On many occasions, the Bible was left off the pitch as matches descended into bad-tempered hacking events. Ironically, every match ended with a prayer after the final whistle.
However, I recall one away game in Ballymena against a town company which had been a particularly hot-tempered affair. After the final whistle, a BB officer told us all to bow our heads and close our eyes for a prayer. We duly observed this spiritual code, only for the prayer to be interrupted with a loud shout of: “Referee, why don’t you just fuck off home!”
BB football at summer camps could be equally as rough in the Seventies. My only claim to fame in BB soccer was committing a heinous foul on a talented young footballer who later went on to play for Ballymena United and Coleraine.
It was a summer camp at Ayr in Scotland. The young lad was an excellent dribbler of the ball; another George Best in the making. With only minutes to go in the match, he dribbled his way around our defenders and the goalkeeper as if they were statues.

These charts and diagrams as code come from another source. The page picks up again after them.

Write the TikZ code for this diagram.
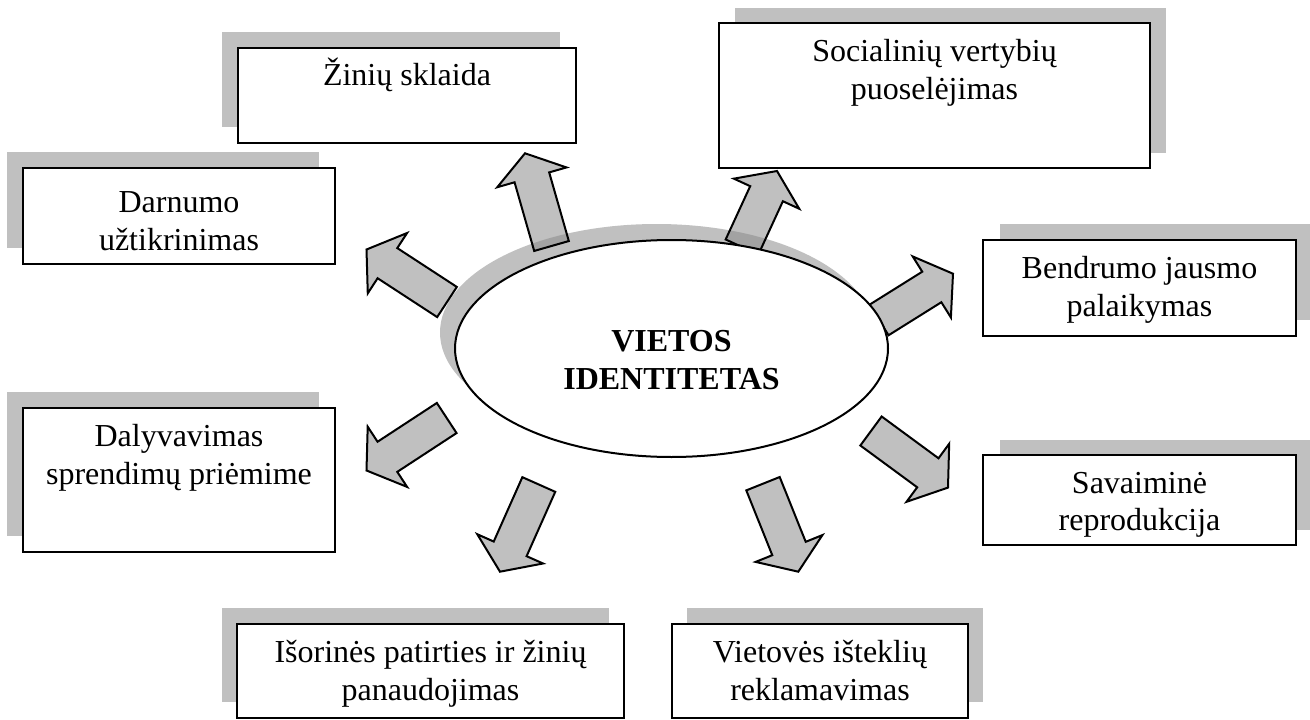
\documentclass[tikz,border=0pt]{standalone}
\usepackage{fontspec}
\setmainfont{Liberation Serif}
\usetikzlibrary{calc,shapes.geometric}
\definecolor{sgray}{HTML}{C0C0C0}
\definecolor{ogray}{HTML}{A2A2A2}

% block arrow: name, tail centre, tip
\newcommand\defarrow[3]{%
  \coordinate (#1-T) at (#2);
  \coordinate (#1-P) at (#3);
  \coordinate (#1-h) at ($(#1-P)!25pt!(#1-T)$);
  \coordinate (#1-1) at ($(#1-T)!18pt!90:(#1-P)$);
  \coordinate (#1-2) at ($(#1-h)!18pt!90:(#1-P)$);
  \coordinate (#1-3) at ($(#1-h)!36pt!90:(#1-P)$);
  \coordinate (#1-4) at (#1-P);
  \coordinate (#1-5) at ($(#1-h)!36pt!-90:(#1-P)$);
  \coordinate (#1-6) at ($(#1-h)!18pt!-90:(#1-P)$);
  \coordinate (#1-7) at ($(#1-T)!18pt!-90:(#1-P)$);
}
\newcommand\arrpath[1]{(#1-1) -- (#1-2) -- (#1-3) -- (#1-4) -- (#1-5) -- (#1-6) -- (#1-7) -- cycle}

% box: name, x1, y1, x2, y2, shadow dx, shadow dy
\newcommand\mkbox[7]{%
  \fill[sgray] ($(#2,#3)+(#6,#7)$) rectangle ($(#4,#5)+(#6,#7)$);
  \node[framebox, minimum width={(#4-#2)*1pt}, minimum height={(#5-#3)*1pt}] (#1) at ({(#2+#4)/2},{(#3+#5)/2}) {};
}

\begin{document}
\begin{tikzpicture}[x=1pt,y=-1pt,
  framebox/.style={draw, line width=2.2pt, fill=white, inner sep=0pt},
  lbl/.style={font=\fontsize{32}{38}\selectfont, inner sep=0pt, anchor=base},
  ]
\fill[white] (0,0) rectangle (1310,720);
\useasboundingbox (0,0) rectangle (1310,720);

% boxes with shadows
\mkbox{zin}{238}{48}{576}{143}{-16}{-16}
\mkbox{soc}{719}{23}{1150}{168}{16}{-15}
\mkbox{dar}{23}{168}{335}{264}{-16}{-16}
\mkbox{ben}{983}{240}{1296}{336}{17}{-16}
\mkbox{dal}{23}{408}{335}{552}{-16}{-16}
\mkbox{sav}{983}{455}{1296}{545}{17}{-15}
\mkbox{iso}{237}{624}{624}{718}{-15}{-16}
\mkbox{vie}{672}{624}{968}{718}{15}{-16}

% box texts
\node[lbl] (zin-t1) at ($(zin.north)+(0,39)$) {Žinių sklaida};
\node[lbl] (soc-t1) at ($(soc.north)+(0,40)$) {Socialinių vertybių};
\node[lbl] (soc-t2) at ($(soc.north)+(0,78)$) {puoselėjimas};
\node[lbl] (dar-t1) at ($(dar.north)+(0,46)$) {Darnumo};
\node[lbl] (dar-t2) at ($(dar.north)+(0,84)$) {užtikrinimas};
\node[lbl] (ben-t1) at ($(ben.north)+(0,40)$) {Bendrumo jausmo};
\node[lbl] (ben-t2) at ($(ben.north)+(0,78)$) {palaikymas};
\node[lbl] (dal-t1) at ($(dal.north)+(0,40)$) {Dalyvavimas};
\node[lbl] (dal-t2) at ($(dal.north)+(0,78)$) {sprendimų priėmime};
\node[lbl] (sav-t1) at ($(sav.north)+(0,40)$) {Savaiminė};
\node[lbl] (sav-t2) at ($(sav.north)+(0,77)$) {reprodukcija};
\node[lbl] (iso-t1) at ($(iso.north)+(0,40)$) {Išorinės patirties ir žinių};
\node[lbl] (iso-t2) at ($(iso.north)+(0,78)$) {panaudojimas};
\node[lbl] (vie-t1) at ($(vie.north)+(0,40)$) {Vietovės išteklių};
\node[lbl] (vie-t2) at ($(vie.north)+(0,78)$) {reklamavimas};

% ellipse shadow
\coordinate (coreshadow) at (656.5,332.5);
\fill[sgray] (coreshadow) ellipse [x radius=216.5, y radius=108.5];

% arrows
\defarrow{a1}{551.5,246}{525,153.3}
\defarrow{a2}{742,247}{777,171}
\defarrow{a3}{447,302}{366.5,249.5}
\defarrow{a4}{879,320}{953,273.7}
\defarrow{a5}{871,431}{948,487.6}
\defarrow{a6}{763,483.7}{798.3,571.7}
\defarrow{a7}{538.8,484.5}{500,571.7}
\defarrow{a8}{446.7,418}{366.5,470.5}
\foreach \a in {a1,a2,a3,a4,a5,a6,a7,a8}{
  \fill[sgray] \arrpath{\a};
}
\begin{scope}
  \clip (coreshadow) ellipse [x radius=216.5, y radius=108.5];
  \foreach \a in {a1,a2,a3,a8}{
    \fill[ogray] \arrpath{\a};
  }
\end{scope}
\foreach \a in {a1,a2,a3,a4,a5,a6,a7,a8}{
  \draw[line width=2pt, line join=miter] \arrpath{\a};
}

% centre ellipse
\node[draw, ellipse, line width=2pt, fill=white, inner sep=0pt,
      minimum width=433pt, minimum height=217pt] (core) at (671.5,348.5) {};
\node[font=\fontsize{32}{38}\selectfont\bfseries, align=center, inner sep=0pt]
  (coretext) at (671.5,360.5) {VIETOS\\IDENTITETAS};
\end{tikzpicture}
\end{document}
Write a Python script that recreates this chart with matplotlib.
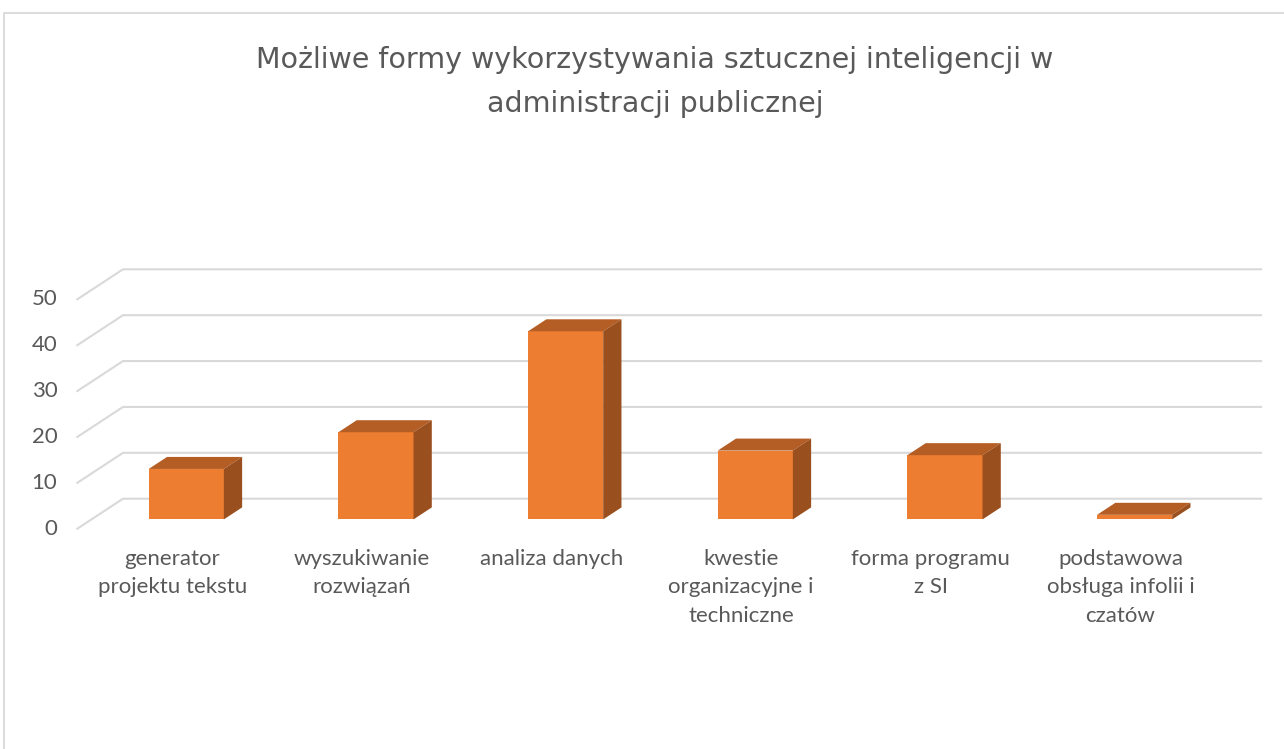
import matplotlib
matplotlib.use("Agg")
import matplotlib.pyplot as plt
from matplotlib.patches import Polygon, Rectangle

# ---- data ----
categories = ["generator\nprojektu tekstu", "wyszukiwanie\nrozwiązań", "analiza danych",
              "kwestie\norganizacyjne i\ntechniczne", "forma programu\nz SI",
              "podstawowa\nobsługa infolii i\nczatów"]
values = [11, 19, 41, 15, 14, 1]
yticks = [0, 10, 20, 30, 40, 50]
title_lines = ["Możliwe formy wykorzystywania sztucznej inteligencji w",
               "administracji publicznej"]

# ---- style ----
FONT = ["Lato", "DejaVu Sans"]
TFONT = ["DejaVu Sans"]
TXT = "#595959"
GRID = "#D9D9D9"
FRONT = "#ED7D31"
TOP = "#B45D24"
SIDE = "#9A4F1E"

W, H = 1284, 749
fig = plt.figure(figsize=(W / 100, H / 100), dpi=100)

# chart-area border (top and left visible)
fig.patches.append(Rectangle((4 / W, -0.1), 1.2, 1 - 13 / H + 0.1, transform=fig.transFigure,
                             fill=False, edgecolor="#D9D9D9", lw=1.3))

# front plane of the 3-D box
x0, x1 = 77.3, 1215.3
yb, yt = 528.7, 299.3
ax = fig.add_axes([x0 / W, 1 - yb / H, (x1 - x0) / W, (yb - yt) / H])
n = len(categories)
ax.set_xlim(-0.5, n - 0.5)
ax.set_ylim(0, yticks[-1])
ax.axis("off")

px_cat = (x1 - x0) / n
px_val = (yb - yt) / yticks[-1]
ddx = 45.7 / px_cat      # depth offset (category units)
ddy = 30.0 / px_val      # depth offset (value units)

# gridlines: floor diagonal + back wall
for v in yticks:
    ax.plot([-0.5, -0.5 + ddx, n - 0.5 + ddx], [v, v + ddy, v + ddy], color=GRID, lw=1.5,
            clip_on=False, zorder=1, solid_joinstyle="miter")
    ax.text(-0.5 - 20 / px_cat, v, str(v), ha="right", va="center", fontsize=16,
            color=TXT, family=FONT)

# 3-D bars
f0, f1 = 0.31, 0.71
bw = 0.396
dd = f1 - f0
label_y = -(549 - yb) / px_val
for i, v in enumerate(values):
    xl = i - bw / 2 + f0 * ddx
    xr = xl + bw
    b0 = f0 * ddy
    ax.bar(xl + bw / 2, v, width=bw, bottom=b0, color=FRONT, zorder=3, clip_on=False,
           linewidth=0)
    top = Polygon([(xl, b0 + v), (xr, b0 + v), (xr + dd * ddx, b0 + v + dd * ddy),
                   (xl + dd * ddx, b0 + v + dd * ddy)], closed=True, facecolor=TOP,
                  edgecolor="none", zorder=3, clip_on=False)
    side = Polygon([(xr, b0), (xr, b0 + v), (xr + dd * ddx, b0 + v + dd * ddy),
                    (xr + dd * ddx, b0 + dd * ddy)], closed=True, facecolor=SIDE,
                   edgecolor="none", zorder=3, clip_on=False)
    ax.add_patch(top)
    ax.add_patch(side)
    ax.text(i, label_y, categories[i], ha="center", va="top",
            fontsize=16, color=TXT, family=FONT, linespacing=1.53)

for k, line in enumerate(title_lines):
    fig.text(655 / W, 1 - (68 + 44 * k) / H, line, ha="center", va="baseline", fontsize=20.5,
             color=TXT, family=TFONT)

fig.savefig("out.png", dpi=100)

All he had to do was tap it into the net for the match winner. As we stared defeat in the face, I deployed my cross country sprinting skills and raced towards this talented striker.
I caught him full on from behind. The loud yelp from the striker was proof I’d nailed him as the ball drifted wide. I was given a severe telling off by the BB officers and ordered to apologise to the young striker. I refused!
Many years later, that young striker had now become an equally talented preacher of the Gospel. One evening, (remember, I’m by then in my late 50s) our church men’s fellowship attended an event in his church. I noticed a man continually staring at me.
Eventually, he approached me and issued the immortal words: “Are you the buddy who fouled our pastor at that match in Scotland?” I sang dumb!